Linda Hirshman, a prof at Brandeis, wrote an excellent article on feminism. About how women "choose" to be a housewife… but it's not the right choice. Also how yes, more women are graduating from universities, but they are doing so with liberal arts degrees, and not necessarily with an eye on having to support themselves and their families. They expect a man to do that. She believes that choosing to be a house-wife is opting out, and not fully utilizing your own life. It seems like a majority of ruling class women are choosing to be housewives. Where are the women in elite positions? She talks about a lot of stuff that is causing a lot of debate in the feminist world. Her article is definitely worth a read.

David Brooks wrote an op-ed awarding her for one of the best magazine essays of 2005, but saying she is wrong. (Times Select subscription required)
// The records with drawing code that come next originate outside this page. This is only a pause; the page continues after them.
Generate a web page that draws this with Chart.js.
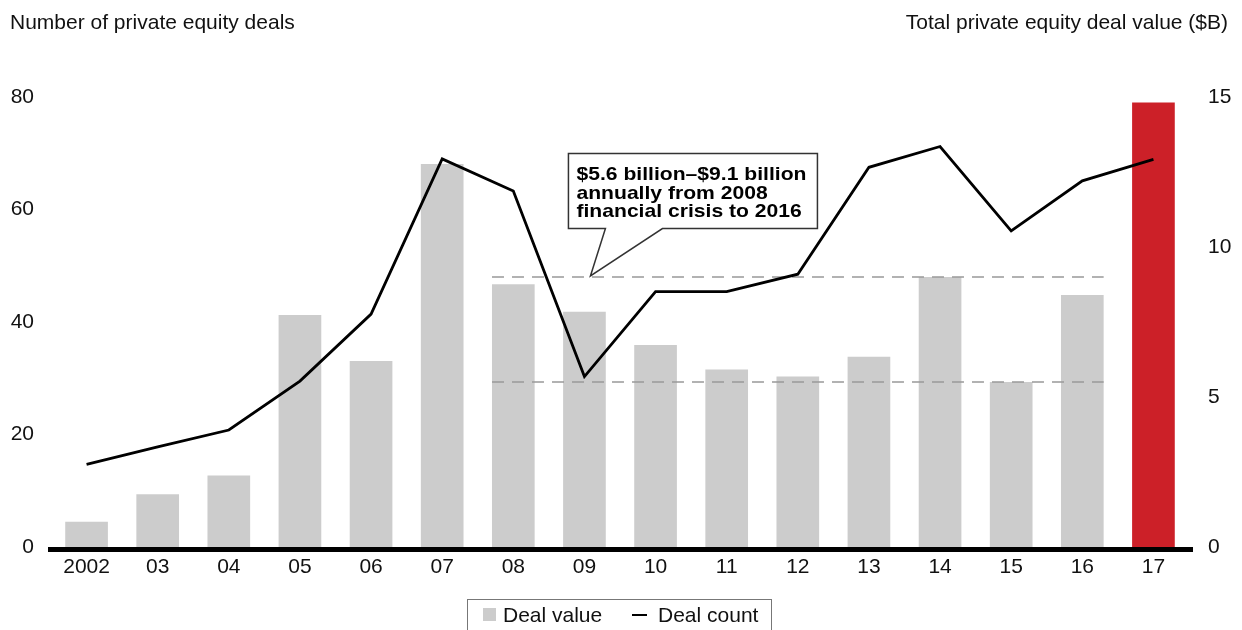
<!DOCTYPE html>
<html>
<head>
<meta charset="utf-8">
<script src="https://cdn.jsdelivr.net/npm/chart.js@4/dist/chart.umd.min.js"></script>
<style>
  body { margin: 0; background: #fff; font-family: "Liberation Sans", Arial, Helvetica, sans-serif; }
  #wrap { position: relative; width: 1242px; height: 630px; overflow: hidden; }
  #legend { position: absolute; left: 467px; top: 599px; width: 303px; height: 40px; border: 1px solid #777; border-bottom: none; }
  #legend .sw { position: absolute; left: 15px; top: 8px; width: 13px; height: 13px; background: #cccccc; }
  #legend .ln { position: absolute; left: 164px; top: 14px; width: 15px; height: 2px; background: #000; }
  #legend .tx { position: absolute; top: 2px; font-size: 21px; line-height: 25px; color: #111; white-space: nowrap; }
</style>
</head>
<body>
<div id="wrap">
  <canvas id="chart" width="1242" height="630"></canvas>
  <div id="legend">
    <span class="sw"></span><span class="tx" style="left:35px">Deal value</span>
    <span class="ln"></span><span class="tx" style="left:190px">Deal count</span>
  </div>
</div>
<script>
// data
var years = ['2002', '03', '04', '05', '06', '07', '08', '09', '10', '11', '12', '13', '14', '15', '16', '17'];
var dealValue = [0.84, 1.76, 2.38, 7.73, 6.2, 12.77, 8.76, 7.84, 6.73, 5.92, 5.68, 6.34, 9.0, 5.5, 8.4, 14.82];
var dealCount = [14.7, 17.8, 20.8, 29.5, 41.4, 69, 63.3, 30.3, 45.4, 45.4, 48.5, 67.5, 71.2, 56.2, 65.1, 68.9];
var leftTicks = [0, 20, 40, 60, 80];
var rightTicks = [0, 5, 10, 15];
var rangeLow = 5.5, rangeHigh = 9.0;       // dashed band, $B
var rangeFrom = '08', rangeTo = '16';
var calloutLines = ['$5.6 billion\u2013$9.1 billion', 'annually from 2008', 'financial crisis to 2016'];

var FONT = '"Liberation Sans", Arial, Helvetica, sans-serif';
var barColors = years.map(function (y, i) { return i === years.length - 1 ? '#cc2028' : '#cccccc'; });

var overlay = {
  id: 'overlay',
  afterDatasetDraw: function (chart, args) {
    if (args.index !== 0) return;
    // dashed range lines over the bars
    var ctx = chart.ctx, x = chart.scales.x, yR = chart.scales.yR;
    var half = (x.getPixelForValue(1) - x.getPixelForValue(0)) * 0.3;
    var x0 = x.getPixelForValue(years.indexOf(rangeFrom)) - half;
    var x1 = x.getPixelForValue(years.indexOf(rangeTo)) + half;
    ctx.save();
    ctx.strokeStyle = '#999';
    ctx.lineWidth = 1.5;
    ctx.setLineDash([12, 8]);
    [rangeLow, rangeHigh].forEach(function (v) {
      var y = yR.getPixelForValue(v);
      ctx.beginPath();
      ctx.moveTo(x0, y);
      ctx.lineTo(x1, y);
      ctx.stroke();
    });
    ctx.restore();
  },
  afterDatasetsDraw: function (chart) {
    var ctx = chart.ctx, a = chart.chartArea, x = chart.scales.x, yR = chart.scales.yR;
    ctx.save();
    // base axis
    ctx.fillStyle = '#000';
    ctx.fillRect(a.left - 3, a.bottom, a.right - a.left + 7, 5);

    // callout box
    var tipX = x.getPixelForValue(years.indexOf('09')) + 6;
    var tipY = yR.getPixelForValue(rangeHigh) - 1;
    var bl = tipX - 22, bt = tipY - 122.5, bw = 249, bh = 75;
    ctx.beginPath();
    ctx.moveTo(bl, bt);
    ctx.lineTo(bl + bw, bt);
    ctx.lineTo(bl + bw, bt + bh);
    ctx.lineTo(tipX + 72, bt + bh);
    ctx.lineTo(tipX, tipY);
    ctx.lineTo(tipX + 15, bt + bh);
    ctx.lineTo(bl, bt + bh);
    ctx.closePath();
    ctx.fillStyle = '#fff';
    ctx.fill();
    ctx.strokeStyle = '#333';
    ctx.lineWidth = 1.5;
    ctx.stroke();

    ctx.fillStyle = '#000';
    ctx.font = 'bold 19px ' + FONT;
    ctx.textAlign = 'left';
    ctx.textBaseline = 'alphabetic';
    // widen the text a bit so the first line fills the box like the original
    var w = ctx.measureText(calloutLines[0]).width;
    var sx = Math.min(1.15, Math.max(1, 230 / w));
    ctx.translate(bl + 8, bt);
    ctx.scale(sx, 1);
    calloutLines.forEach(function (t, i) {
      ctx.fillText(t, 0, 26.7 + i * 18.3);
    });
    ctx.restore();
  },
  afterDraw: function (chart) {
    var ctx = chart.ctx;
    ctx.save();
    ctx.fillStyle = '#111';
    ctx.font = '21px ' + FONT;
    ctx.textBaseline = 'alphabetic';
    ctx.textAlign = 'left';
    ctx.fillText('Number of private equity deals', 10, 28.5);
    ctx.textAlign = 'right';
    ctx.fillText('Total private equity deal value ($B)', 1228, 28.5);
    ctx.restore();
  }
};

new Chart(document.getElementById('chart'), {
  type: 'bar',
  data: {
    labels: years,
    datasets: [{
      label: 'Deal value',
      data: dealValue,
      backgroundColor: barColors,
      yAxisID: 'yR',
      barPercentage: 0.6,
      categoryPercentage: 1.0,
      order: 2
    }, {
      type: 'line',
      label: 'Deal count',
      data: dealCount,
      borderColor: '#000',
      borderWidth: 2.8,
      pointRadius: 0,
      tension: 0,
      fill: false,
      yAxisID: 'yL',
      order: 1
    }]
  },
  options: {
    responsive: false,
    animation: false,
    layout: { padding: { top: 97, bottom: 43, left: 0, right: 0 } },
    plugins: { legend: { display: false }, tooltip: { enabled: false } },
    scales: {
      x: {
        grid: { display: false, drawTicks: false },
        border: { display: false },
        ticks: { color: '#111', font: { family: FONT, size: 21 }, padding: 8, maxRotation: 0, autoSkip: false },
        afterFit: function (s) { s.height = 40; }
      },
      yL: {
        position: 'left',
        min: 0, max: 80,
        afterBuildTicks: function (s) { s.ticks = leftTicks.map(function (v) { return { value: v }; }); },
        grid: { display: false, drawTicks: false },
        border: { display: false },
        ticks: { color: '#111', font: { family: FONT, size: 21 }, padding: 17 },
        afterFit: function (s) { s.width = 51; }
      },
      yR: {
        position: 'right',
        min: 0, max: 15,
        afterBuildTicks: function (s) { s.ticks = rightTicks.map(function (v) { return { value: v }; }); },
        grid: { display: false, drawTicks: false },
        border: { display: false },
        ticks: { color: '#111', font: { family: FONT, size: 21 }, padding: 19 },
        afterFit: function (s) { s.width = 53; }
      }
    }
  },
  plugins: [overlay]
});
</script>
</body>
</html>
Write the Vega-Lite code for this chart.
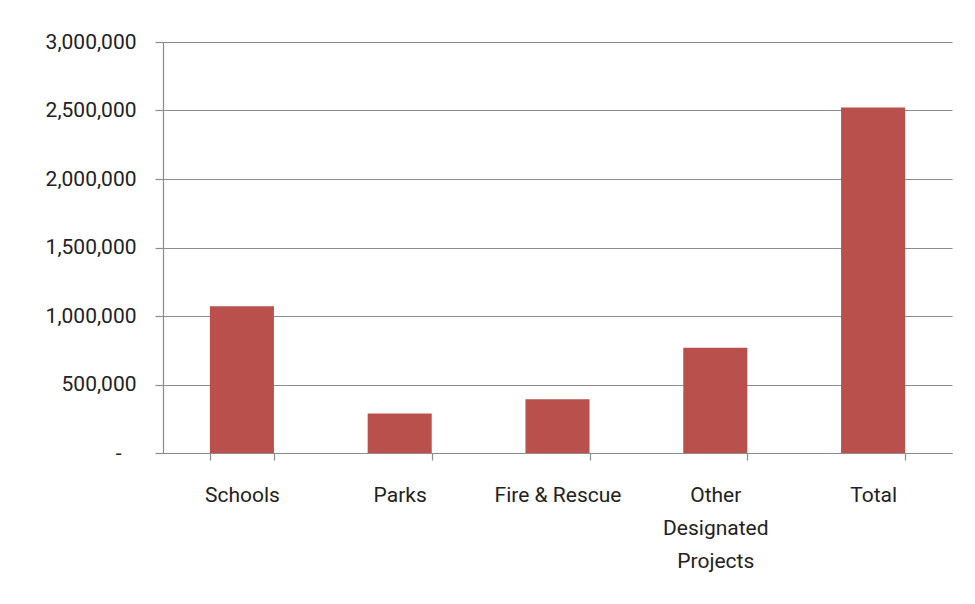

Salon.com summerized the Hirshman and Brooks article (free after pesky ad):
Also worth a read. Refers to the NYT’s op-ed by Tierney about 3 women university graduates for every two men. The possible implication that women should stop being so effective or accept marrying down or becoming lonely spinsters. Salon also refers to the women who used to tout choosing housewifery as a wonderful thing, until she got divorced.

Here are some excerpts from the Hirshman article:

"The number of women at universities exceeds the number of men. But, more than a generation after feminism, the number of women in elite jobs doesn’t come close."

"...while the public world has changed, albeit imperfectly, to accommodate women among the elite, private lives have hardly budged. The real glass ceiling is at home."

"Here’s the feminist moral analysis that choice avoided: The family -- with its repetitious, socially invisible, physical tasks -- is a necessary part of life, but it allows fewer opportunities for full human flourishing than public spheres like the market or the government. This less-flourishing sphere is not the natural or moral responsibility only of women. Therefore, assigning it to women is unjust. Women assigning it to themselves is equally unjust. To paraphrase, as Mark Twain said, “A man who chooses not to read is just as ignorant as a man who cannot read.” "

"The first pitfall is the liberal-arts curriculum, which women are good at, graduating in higher numbers than men. Although many really successful people start out studying liberal arts, the purpose of a liberal education is not, with the exception of a miniscule number of academic positions, job preparation."

"The point here is to help women see that yes, you can study art history, but only with the realistic understanding that one day soon you will need to use your arts education to support yourself and your family."

"Every Times groom assumed he had to succeed in business, and was really trying. By contrast, a common thread among the women I interviewed was a self-important idealism about the kinds of intellectual, prestigious, socially meaningful, politics-free jobs worth their incalculably valuable presence. So the second rule is that women must treat the first few years after college as an opportunity to lose their capitalism virginity and prepare for good work, which they will then treat seriously."